Link: https://www.kaggle.com/c/mlb-player-digital-engagement-forecasting
Problem Type: Time Series
Input: Game statistics for the current day
Output: a prediction of how engaged fans are with a specific player after a game
- there are 4 target columns, each representing the engagement level fans have with that player
- we are predicting the engagement levels 1 day after the game (i.e. 1 day after the x_train data)
- however, during the evaluation period, “The test data arrives in a data frame identical in format to train.csv, except it does not contain the target values.”
- so even though you got those engagement levels, you can’t use today’s engagement level to predict tomorrow’s engagement level. Since you don’t know what today’s engagement level is!
Eval Metric: mean column-wise mean absolute error (MCMAE)
Summary
- Note:
- Binary columns will have null values as well as zeroes. Zeroes will occur if a player had an opportunity to do something, but did not. Nulls will occur if a player never had the opportunity to do something
- e.g. a player who does not pitch on a given day cannot possibly pitch a shutout
- how did they solve this?
- Binary columns will have null values as well as zeroes. Zeroes will occur if a player had an opportunity to do something, but did not. Nulls will occur if a player never had the opportunity to do something
- Data issues:
- https://www.kaggle.com/c/mlb-player-digital-engagement-forecasting/discussion/253940
- targets are capped at 100, but each player’s target isn’t divided equally
- target1 for player 425772 is divided by 663077, while target1 for player 425784 is divided by 1753059
- I don’t completely understand this
- https://www.kaggle.com/c/mlb-player-digital-engagement-forecasting/discussion/253940
Important notebooks/discussions
Solutions
-
(1st) Lots of model testing, not much features
- https://www.kaggle.com/competitions/mlb-player-digital-engagement-forecasting/discussion/274255
- solution code: https://www.kaggle.com/code/ph0921/mlb-final-1/notebook
- target scaling using log(x)
- all the past targets were scaled with log(1+x) to reduce their partly extremely “peaked nature”
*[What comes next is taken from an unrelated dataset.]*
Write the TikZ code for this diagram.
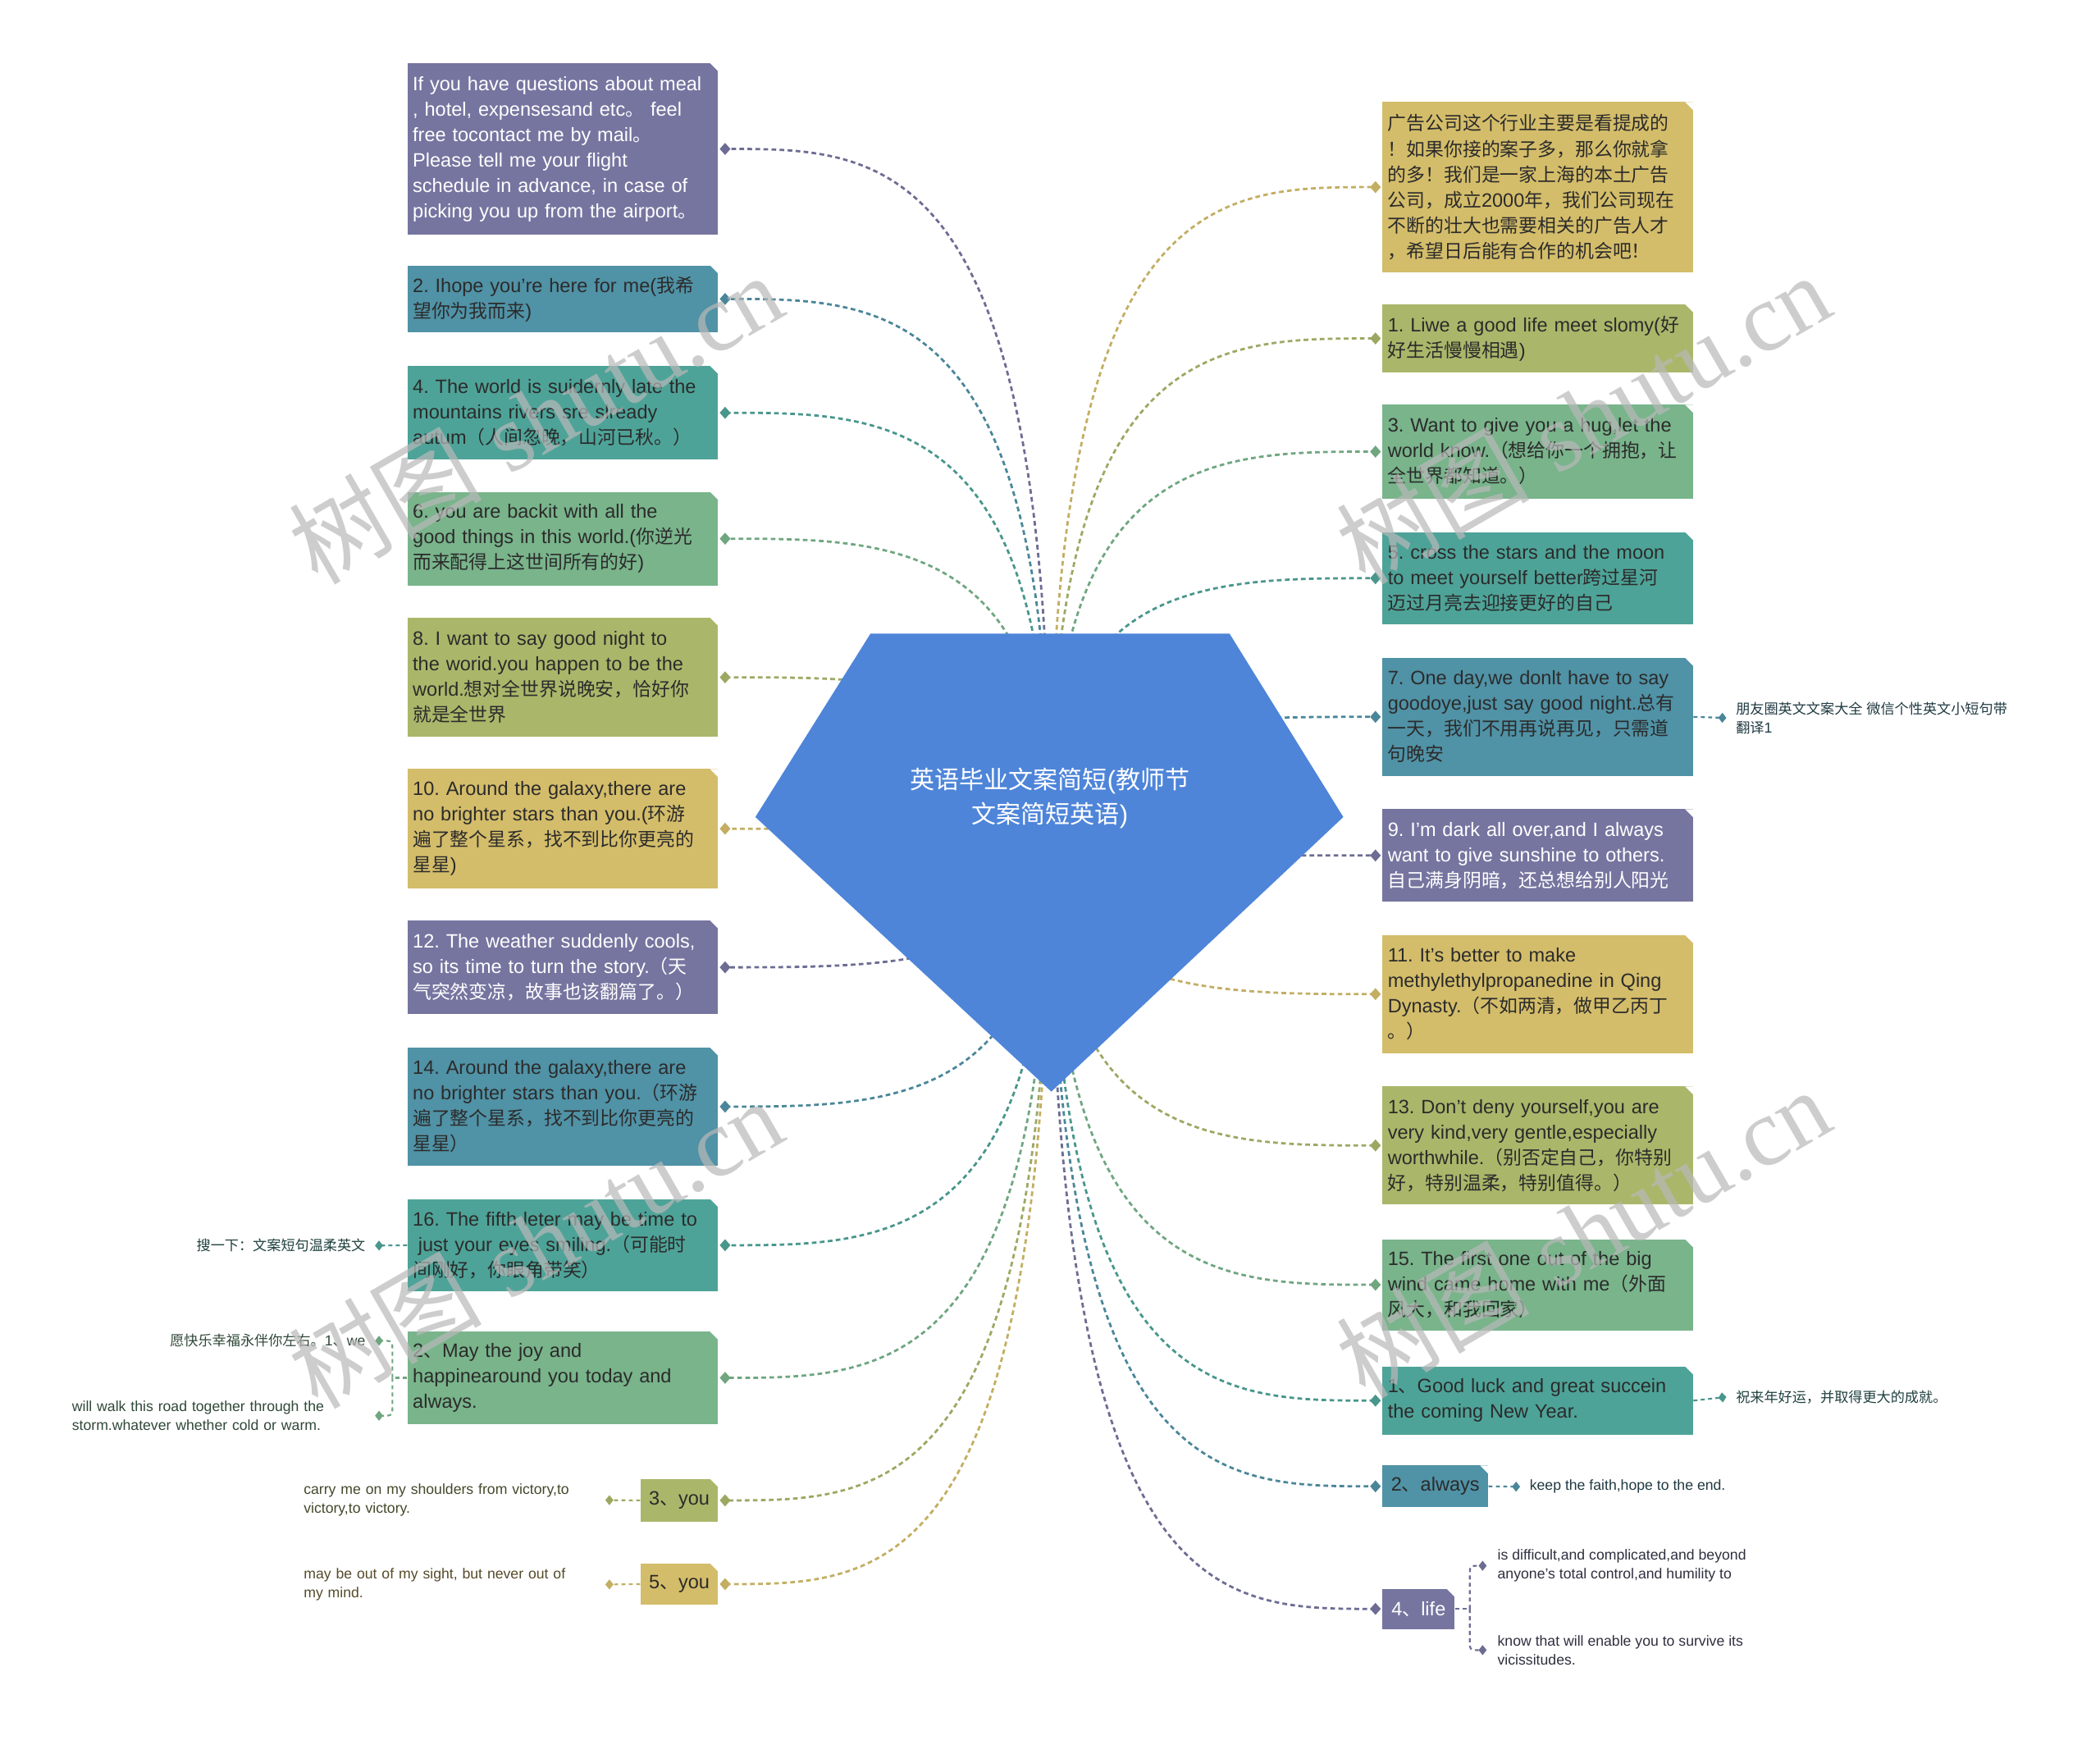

- in addition a target mask was added to mark if the target information was provided on the respective day or not:
- Since the targets would only be available up to a certain time, he used a is present bit to represent if the targets exist or not
- he did this because for up to 32 days of the competition, there won’t be data present
- Non categorical features were scaled to roughly the same order
- missing values were replaced by -1
- create enriching features first, then mix across time
- Adam optimizer with decreasing learning rate start: 2e-3 end: 5e-4
- tried LSTM, CNNs or a transformer, but the GRU layer performed the best
- normalization methods (batch norm, layer norm,…) didn’t work
-
(2nd) 1000 features engineered. lgbm, xgboost
- https://www.kaggle.com/competitions/mlb-player-digital-engagement-forecasting/discussion/274661
- cross validation: “We validated on the last month of data”
- hold-out cross validation
- target scaling using ()
- lgbm with D.A.R.T
-
(3rd) varying gap lengths for CV
- https://www.kaggle.com/competitions/mlb-player-digital-engagement-forecasting/discussion/256620
- solution code:
- how they setup CV
- Debug code locally using the API emulator
- Test the robustness of my inference pipeline by “dropout” some of the data returned by the emulator (like chaos engineering) - sanity check
-
(5th) drop outliers
- https://www.kaggle.com/competitions/mlb-player-digital-engagement-forecasting/discussion/271345
- Special matches (like a player’s retirement match) should be removed from the data drop outliers
- e.g. Ichiro Suzuki got lots of engagement, despite doing poorly
- feature engineering
- made a submodel that predicts if a pitcher would pitch that day
-
(6th) lots of feature engineering
- https://www.kaggle.com/competitions/mlb-player-digital-engagement-forecasting/discussion/271890
- Makabe’s work
- derived many features from https://sabr.org/sabermetrics - stats about baseball
- encapsulate team’s code in class
Takeaways
- Use an is present bit if you expect to only use your target variable for a period of time
- You need a lot of feature engineering with time series. Don’t be afraid to make 1000 features!
- but dataset length probably matters, cause this dataset was kinda big (8Gb)
- Lagged Features were very important (e.g. num pitches today - num pitches 30 days ago)